YOUR TASK
Look below for the line with "Convert this chart to Apache ECharts code." and the line with "const labelGap = [5, 5, 0, 5];"; repeat exactly those two lines and all lines between them, but no pictures.

[Code that draws figures]
++++++++

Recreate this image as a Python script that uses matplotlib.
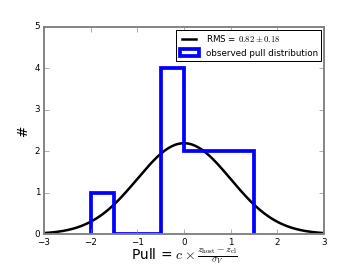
#!/usr/bin/env python3

import numpy as np
import matplotlib
matplotlib.use("Agg")
import matplotlib.pyplot as plt

# Histogram bin edges and counts of the observed pulls
bin_edges = [-2.0, -1.5, -1.0, -0.5, 0.0, 0.5, 1.0, 1.5]
counts = [1, 0, 0, 4, 2, 2, 2]
n_total = 11
bin_width = 0.5
rms_label = r"RMS = $0.82 \pm 0.18$"

plt.style.use("classic")
plt.rcParams["figure.facecolor"] = "white"
plt.rcParams["savefig.facecolor"] = "white"

fig = plt.figure(figsize=(4, 3), dpi=90)
ax = fig.add_axes([0.122, 0.133, 0.778, 0.767])

# Expected unit gaussian scaled to the number of entries
x = np.linspace(-3, 3, 400)
gauss = n_total * bin_width * np.exp(-0.5 * x ** 2) / np.sqrt(2 * np.pi)
ax.plot(x, gauss, color="k", lw=2, label=rms_label)

# Observed pull distribution as an unfilled step histogram
centers = [(a + b) / 2 for a, b in zip(bin_edges[:-1], bin_edges[1:])]
ax.hist(centers, bins=bin_edges, weights=counts, histtype="step",
        color="b", lw=3, label="observed pull distribution")

ax.set_xlim(-3, 3)
ax.set_ylim(0, 5)
ax.set_xticks(range(-3, 4))
ax.set_yticks(range(0, 6))
ax.tick_params(labelsize=7, color="gray", pad=3)
for sp in ax.spines.values():
    sp.set_color("gray")
    sp.set_linewidth(1.5)

ax.set_xlabel(r"Pull = $c \times \frac{z_{\rm host} - z_{\rm cl}}{\sigma_V}$",
              fontsize=11, labelpad=-1)
ax.set_ylabel("#", fontsize=11, labelpad=4)

leg = ax.legend(loc="upper right", fontsize=7, handlelength=2.2,
                borderaxespad=0.3)
leg.get_frame().set_linewidth(0.8)

fig.savefig("out.png", dpi=90)
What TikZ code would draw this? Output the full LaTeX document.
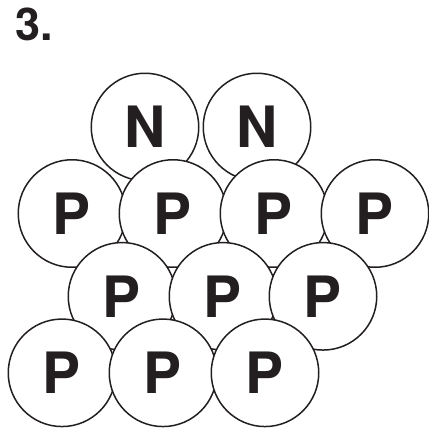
\documentclass[tikz,border=0pt]{standalone}
\usepackage{fontspec}
\setmainfont{TeX Gyre Heros}
\usepackage{tikz}
\definecolor{ink}{HTML}{231F20}

\begin{document}
\begin{tikzpicture}[x=1pt,y=-1pt,
    nucleon/.style={circle,draw=ink,fill=white,line width=1.5pt,minimum size=107.5pt,inner sep=0pt,text=ink,font=\fontsize{57}{57}\selectfont\bfseries}]
    \useasboundingbox (0,0) rectangle (429,429);
    \node[anchor=base west,text=ink,inner sep=0pt,font=\fontsize{45}{45}\selectfont\bfseries] (num) at (15,40.7) {3.};
    % neutrons
    \node[nucleon] (n1) at (145,127) {N};
    \node[nucleon] (n2) at (257,127) {N};
    % protons, row by row
    \node[nucleon] (p1) at (72,213.5) {P};
    \node[nucleon] (p2) at (173,213.5) {P};
    \node[nucleon] (p3) at (274,213.5) {P};
    \node[nucleon] (p4) at (375,213.5) {P};
    \node[nucleon] (p5) at (122,296.3) {P};
    \node[nucleon] (p6) at (223,296.3) {P};
    \node[nucleon] (p7) at (323,296.3) {P};
    \node[nucleon] (p8) at (62,372.8) {P};
    \node[nucleon] (p9) at (163,372.8) {P};
    \node[nucleon] (p10) at (265,372.8) {P};
\end{tikzpicture}
\end{document}
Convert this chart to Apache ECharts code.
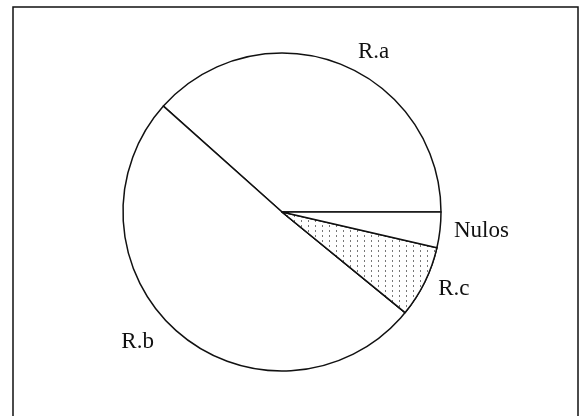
<!DOCTYPE html>
<html>
<head>
<meta charset="utf-8">
<script src="https://cdn.jsdelivr.net/npm/echarts@6/dist/echarts.min.js"></script>
<style>html,body{margin:0;padding:0;background:#fff}#c{width:581px;height:416px}</style>
</head>
<body>
<div id="c"></div>
<script>
const categories = ['R.a', 'R.b', 'R.c', 'Nulos'];
const values = [38.4, 50.7, 7.3, 3.6];
const lineLen1 = [12, 12, 15, 9];
const lineLen2 = [10, 12, 0, 0];
const labelGap = [5, 5, 0, 5];

const chart = echarts.init(document.getElementById('c'), null, {renderer: 'canvas'});
const data = categories.map((name, i) => {
  const item = {
    name: name,
    value: values[i],
    label: {distanceToLabelLine: labelGap[i]},
    labelLine: {show: false, length: lineLen1[i], length2: lineLen2[i]}
  };
  if (name === 'R.c') {
    item.itemStyle = {
      color: '#ffffff',
      decal: {symbol: 'rect', symbolSize: 1, color: '#777777', backgroundColor: '#ffffff',
              dashArrayX: [[1, 6]], dashArrayY: [2, 3], rotation: 0}
    };
  }
  return item;
});
chart.setOption({
  animation: false,
  backgroundColor: '#ffffff',
  graphic: [{
    type: 'rect',
    shape: {x: 13, y: 7, width: 565, height: 430},
    style: {fill: 'none', stroke: '#111', lineWidth: 1.5}
  }],
  series: [{
    type: 'pie',
    center: [282, 212],
    radius: 159,
    startAngle: 0,
    clockwise: false,
    avoidLabelOverlap: false,
    itemStyle: {color: '#ffffff', borderColor: '#111111', borderWidth: 1.5},
    label: {
      show: true,
      position: 'outside',
      formatter: '{b}',
      color: '#111',
      fontFamily: 'Liberation Serif',
      fontSize: 23
    },
    emphasis: {disabled: true},
    data: data
  }]
});
</script>
</body>
</html>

++++++++

RESPONSE TO THIS EXERCISE
Convert this chart to Apache ECharts code.
<!DOCTYPE html>
<html>
<head>
<meta charset="utf-8">
<script src="https://cdn.jsdelivr.net/npm/echarts@6/dist/echarts.min.js"></script>
<style>html,body{margin:0;padding:0;background:#fff}#c{width:581px;height:416px}</style>
</head>
<body>
<div id="c"></div>
<script>
const categories = ['R.a', 'R.b', 'R.c', 'Nulos'];
const values = [38.4, 50.7, 7.3, 3.6];
const lineLen1 = [12, 12, 15, 9];
const lineLen2 = [10, 12, 0, 0];
const labelGap = [5, 5, 0, 5];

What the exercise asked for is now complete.